Last week, military buyers from Europe and Asia flooded the Venetian Expo and Caesars Forum in Las Vegas for the world’s largest firearms trade show of its kind. 

The Washington Times said Poland, Romania, and the Baltic States sent defense buyers to SHOT Show, where more than 2,500 exhibitors showed off new weaponry, drones, robots, and other high-tech devices for war. 

Taiwan, Japan, the Philippines, and other Asian states also sent military buyers. The Times even said visitors from China and North Korea were present at the closed-door event. 

We attended the event (read: here & here) and can confirm the military buyers were present. This comes as European and Asian nations are preparing for possible conflict. The US and Germany are sending main battle tanks to Ukraine, with even the possibility Lockheed Martin is ready to send F-16 fighter jets. 
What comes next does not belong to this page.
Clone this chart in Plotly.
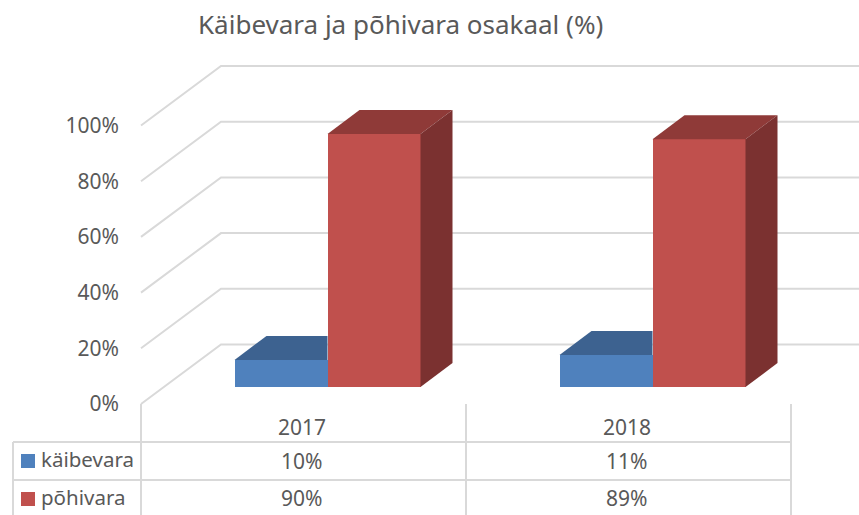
import plotly.graph_objects as go

# --- data ---
categories = ["2017", "2018"]
kaibevara_values = [9.7, 11.5]
pohivara_values = [90.8, 89.0]
kaibevara_labels = ["10%", "11%"]
pohivara_labels = ["90%", "89%"]
series_names = ["käibevara", "põhivara"]
y_ticks = [0, 20, 40, 60, 80, 100]
y_tick_labels = ["0%", "20%", "40%", "60%", "80%", "100%"]
title_text = "Käibevara ja põhivara osakaal (%)"

# --- geometry / style ---
W, H = 859, 515
X0_PX, Y0_PX = 141.0, 404.0      # pixel of category origin / 0%
CAT_PX = 325.0                   # px per category
Y_PX = 2.785                     # px per percent
FONT = "Noto Sans"
TXT = "#595959"
GRID = "#d9d9d9"
BLUE, BLUE_TOP = "#4f81bd", "#3d6290"
RED, RED_TOP, RED_SIDE = "#c0504d", "#8f3a38", "#7b3130"

def ux(px):  # px -> x data
    return (px - X0_PX) / CAT_PX
def uy(py):  # px -> y data
    return (Y0_PX - py) / Y_PX

BAR_W = 93.0 / CAT_PX
BAR_L = 93.5 / CAT_PX - 0.5      # blue bar left, relative to category centre
BASE = 17.0 / Y_PX               # bar floor
DX, DY = 32.0 / CAT_PX, 24.0 / Y_PX   # bar depth
WALL_DX, WALL_DY = 80.0 / CAT_PX, 59.5 / Y_PX   # chart depth

centres = [i + 0.5 for i in range(len(categories))]

fig = go.Figure()

# front faces
fig.add_trace(go.Bar(x=centres, y=kaibevara_values, base=BASE, width=BAR_W, offset=BAR_L,
                     marker=dict(color=BLUE, line_width=0), name=series_names[0], showlegend=False))
fig.add_trace(go.Bar(x=centres, y=pohivara_values, base=BASE, width=BAR_W, offset=BAR_L + BAR_W,
                     marker=dict(color=RED, line_width=0), name=series_names[1], showlegend=False))

def poly(xs, ys, color):
    fig.add_trace(go.Scatter(x=xs, y=ys, mode="lines", fill="toself", fillcolor=color,
                             line=dict(width=0, color=color), hoverinfo="skip", showlegend=False))

# depth faces
for c, a, b in zip(centres, kaibevara_values, pohivara_values):
    l = c + BAR_L
    m = l + BAR_W
    r = m + BAR_W
    ta, tb = BASE + a, BASE + b
    # blue top, hidden by the red bar on the right
    poly([l, l + DX, m, m, l], [ta, ta + DY, ta + DY, ta, ta], BLUE_TOP)
    # red top
    poly([m, m + DX, r + DX, r, m], [tb, tb + DY, tb + DY, tb, tb], RED_TOP)
    # red side
    poly([r, r + DX, r + DX, r, r], [tb, tb + DY, BASE + DY, BASE, tb], RED_SIDE)

# gridlines on side and back wall, below the marks
LINE_W = 2
shapes = []
x_end = ux(W + 5)
for v in y_ticks:
    shapes.append(dict(type="path", layer="below", xref="x", yref="y",
                       path=f"M 0 {v} L {WALL_DX} {v + WALL_DY} L {x_end} {v + WALL_DY}",
                       line=dict(color=GRID, width=LINE_W)))

# data table rules
row1, row2, row3 = uy(442), uy(480), uy(517)
for xv in range(len(categories) + 1):
    shapes.append(dict(type="line", layer="below", xref="x", yref="y", x0=xv, x1=xv,
                       y0=0, y1=row3, line=dict(color=GRID, width=LINE_W)))
shapes.append(dict(type="line", layer="below", xref="x", yref="y", x0=ux(13), x1=ux(13),
                   y0=row1, y1=row3, line=dict(color=GRID, width=LINE_W)))
for rv in (row1, row2):
    shapes.append(dict(type="line", layer="below", xref="x", yref="y", x0=ux(13),
                       x1=len(categories), y0=rv, y1=rv, line=dict(color=GRID, width=LINE_W)))

# legend keys in the table
fig.add_trace(go.Scatter(x=[ux(28)], y=[uy(461)], mode="markers", hoverinfo="skip", showlegend=False,
                         marker=dict(symbol="square", size=14, color=BLUE)))
fig.add_trace(go.Scatter(x=[ux(28)], y=[uy(499)], mode="markers", hoverinfo="skip", showlegend=False,
                         marker=dict(symbol="square", size=14, color=RED)))

# table text
ann = []
def text(x, y, s, anchor="center", size=21):
    ann.append(dict(x=x, y=y, xref="x", yref="y", text=s, showarrow=False, xanchor=anchor,
                    yanchor="middle", align=anchor, font=dict(family=FONT, size=size, color=TXT)))
for c, cat, a, b in zip(centres, categories, kaibevara_labels, pohivara_labels):
    text(c - 0.005, uy(427), cat)
    text(c - 0.005, uy(461), a)
    text(c - 0.005, uy(498), b)
text(ux(39), uy(459), series_names[0], "left", size=20.5)
text(ux(39), uy(497), series_names[1], "left", size=20.5)
text(ux(400.5), uy(24), title_text, size=26)

fig.update_layout(
    width=W, height=H, autosize=False,
    margin=dict(l=0, r=0, t=0, b=0),
    paper_bgcolor="white", plot_bgcolor="white",
    barmode="overlay", bargap=0,
    shapes=shapes, annotations=ann, showlegend=False,
    xaxis=dict(range=[ux(0), ux(W)], visible=False, showgrid=False, zeroline=False, fixedrange=True),
    yaxis=dict(range=[uy(H), uy(0)], anchor="free", position=X0_PX / W, side="left",
               showgrid=False, zeroline=False, showline=False, ticks="",
               tickmode="array", tickvals=y_ticks, ticktext=y_tick_labels,
               ticklabelstandoff=22, fixedrange=True,
               tickfont=dict(family=FONT, size=21, color=TXT)),
)

fig.write_html("out.html", config={"displayModeBar": False},
               post_script="document.body.style.margin='0';")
The Times said 40 nations sent delegations to purchase firearms and equipment. Most of the deals are made at the event or a follow-up meeting. There’s even an event before the Shot Show where a select group of attendees tests the weapons in a nearby desert. We were there and observed multiple military buyers from Asia, including ones from Singapore, shooting machine guns and high-powered sniper rifles. 
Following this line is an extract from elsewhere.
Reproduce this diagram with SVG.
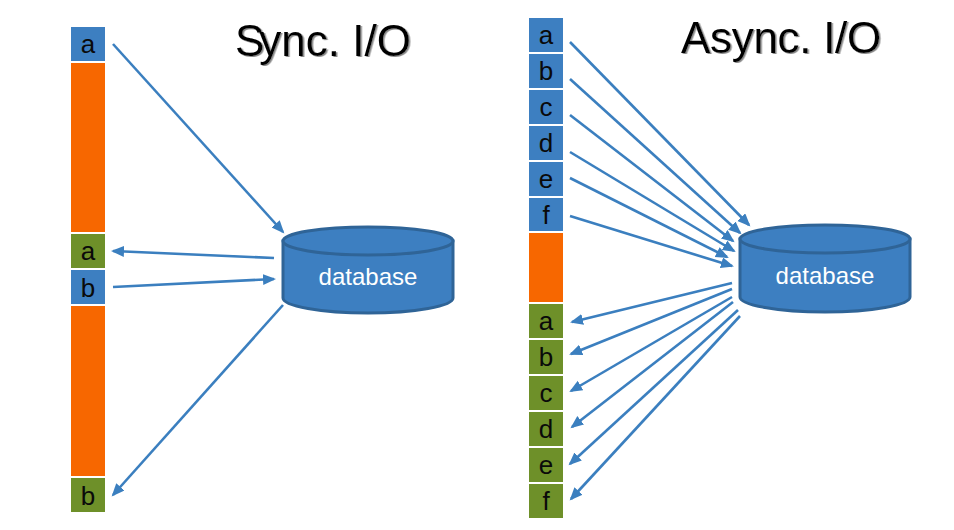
<svg xmlns="http://www.w3.org/2000/svg" width="954" height="530" viewBox="0 0 954 530">
  <style>
    text { font-family: "Liberation Sans", Arial, sans-serif; }
    .box { stroke-width: 0; }
    .io { fill: #3d7fc1; }
    .done { fill: #6e9029; }
    .wait { fill: #f76700; }
    .label { font-size: 26px; fill: #0a0a0a; text-anchor: middle; }
    .title { font-size: 44px; fill: #000; filter: url(#soft); }
    .dbbody { fill: #3d7fc1; stroke: #2f6497; stroke-width: 3; }
    .dbtext { font-size: 24px; fill: #fff; text-anchor: middle; }
    .link { stroke: #3b7fbf; stroke-width: 2.6; fill: none; marker-end: url(#head); }
  </style>
  <defs>
    <marker id="head" markerUnits="userSpaceOnUse" markerWidth="14" markerHeight="12" refX="11" refY="5.5" orient="auto">
      <path d="M0 0L13 5.5L0 11Z" fill="#3b7fbf"/>
    </marker>
    <filter id="soft" x="-5%" y="-10%" width="110%" height="120%">
      <feDropShadow dx="1.5" dy="1" stdDeviation="0.7" flood-color="#888"/>
    </filter>
  </defs>
  <rect width="954" height="530" fill="#fff"/>

  <text class="title" x="235" y="56" dx="0 -5 0 0 0 0 0 0 0" letter-spacing="0">Sync. I/O</text>
  <text class="title" x="681" y="53" letter-spacing="-0.3">Async. I/O</text>

  <g id="sync-column">
    <g id="sync-a-out"><rect class="box io" x="71" y="27" width="34" height="34"/><text class="label" x="88" y="53">a</text></g>
    <g id="sync-wait-1"><rect class="box wait" x="71" y="63" width="34" height="169"/></g>
    <g id="sync-a-in"><rect class="box done" x="71" y="234" width="34" height="34"/><text class="label" x="88" y="260">a</text></g>
    <g id="sync-b-out"><rect class="box io" x="71" y="270" width="34" height="34"/><text class="label" x="88" y="297">b</text></g>
    <g id="sync-wait-2"><rect class="box wait" x="71" y="306" width="34" height="170"/></g>
    <g id="sync-b-in"><rect class="box done" x="71" y="478" width="34" height="34"/><text class="label" x="88" y="505">b</text></g>
  </g>

  <g id="async-column">
    <g id="async-a-out"><rect class="box io" x="529" y="18" width="34" height="34"/><text class="label" x="546" y="44">a</text></g>
    <g id="async-b-out"><rect class="box io" x="529" y="54" width="34" height="34"/><text class="label" x="546" y="80">b</text></g>
    <g id="async-c-out"><rect class="box io" x="529" y="90" width="34" height="34"/><text class="label" x="546" y="116">c</text></g>
    <g id="async-d-out"><rect class="box io" x="529" y="126" width="34" height="34"/><text class="label" x="546" y="152">d</text></g>
    <g id="async-e-out"><rect class="box io" x="529" y="162" width="34" height="34"/><text class="label" x="546" y="188">e</text></g>
    <g id="async-f-out"><rect class="box io" x="529" y="198" width="34" height="33"/><text class="label" x="546" y="224">f</text></g>
    <g id="async-wait"><rect class="box wait" x="529" y="233" width="34" height="69"/></g>
    <g id="async-a-in"><rect class="box done" x="529" y="304" width="34" height="34"/><text class="label" x="546" y="330">a</text></g>
    <g id="async-b-in"><rect class="box done" x="529" y="340" width="34" height="34"/><text class="label" x="546" y="366">b</text></g>
    <g id="async-c-in"><rect class="box done" x="529" y="376" width="34" height="34"/><text class="label" x="546" y="402">c</text></g>
    <g id="async-d-in"><rect class="box done" x="529" y="412" width="34" height="34"/><text class="label" x="546" y="438">d</text></g>
    <g id="async-e-in"><rect class="box done" x="529" y="448" width="34" height="34"/><text class="label" x="546" y="474">e</text></g>
    <g id="async-f-in"><rect class="box done" x="529" y="484" width="34" height="34"/><text class="label" x="546" y="510">f</text></g>
  </g>

  <g id="sync-database">
    <path class="dbbody" d="M283 241V298C283 306 321 313 368 313S453 306 453 298V241Z"/>
    <ellipse class="dbbody" cx="368" cy="241" rx="85" ry="14"/>
    <text class="dbtext" x="368" y="285">database</text>
  </g>
  <g id="async-database">
    <path class="dbbody" d="M740 239V297C740 305 778 312 825 312S910 305 910 297V239Z"/>
    <ellipse class="dbbody" cx="825" cy="239" rx="85" ry="14"/>
    <text class="dbtext" x="825" y="284">database</text>
  </g>

  <g id="connectors">
    <line class="link" x1="113" y1="44" x2="283" y2="232"/>
    <line class="link" x1="274" y1="258" x2="113" y2="251"/>
    <line class="link" x1="113" y1="287" x2="274" y2="279"/>
    <line class="link" x1="283" y1="305" x2="113" y2="495"/>

    <line class="link" x1="570" y1="42" x2="749" y2="225"/>
    <line class="link" x1="570" y1="79" x2="740" y2="233"/>
    <line class="link" x1="570" y1="115" x2="733" y2="241"/>
    <line class="link" x1="570" y1="152" x2="734" y2="251"/>
    <line class="link" x1="570" y1="178" x2="727" y2="257"/>
    <line class="link" x1="570" y1="216" x2="732" y2="266"/>

    <line class="link" x1="732" y1="283" x2="572" y2="322"/>
    <line class="link" x1="732" y1="289" x2="571" y2="354"/>
    <line class="link" x1="732" y1="297" x2="571" y2="391"/>
    <line class="link" x1="733" y1="302" x2="572" y2="427"/>
    <line class="link" x1="738" y1="310" x2="570" y2="464"/>
    <line class="link" x1="740" y1="316" x2="571" y2="499"/>
  </g>
</svg>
Hubert Marciniak, a Polish defense contractor, told The Times that Russian aggression has resulted in Warsaw modernizing its forces. 

“Russia is our neighbor. But it’s also a crazy neighbor, so we need to be prepared for what they are doing,” Marciniak said.

Military officials from Taiwan, Japan, South Korea, and the Philippines were also walking the floors of the event. Many of them were making deals with US defense companies for military-grade weapons. Here are some of the exhibitors we came across.

A Japanese official declined to comment on Tokyo’s shopping list, but when asked by The Times if they were buying or selling at the show, they replied: “buying.” 

What’s clear is that foreign defense buyers are on spending sprees with long shopping lists for US weaponry as risks of war in Ukraine and the Taiwan Strait spark an arms race.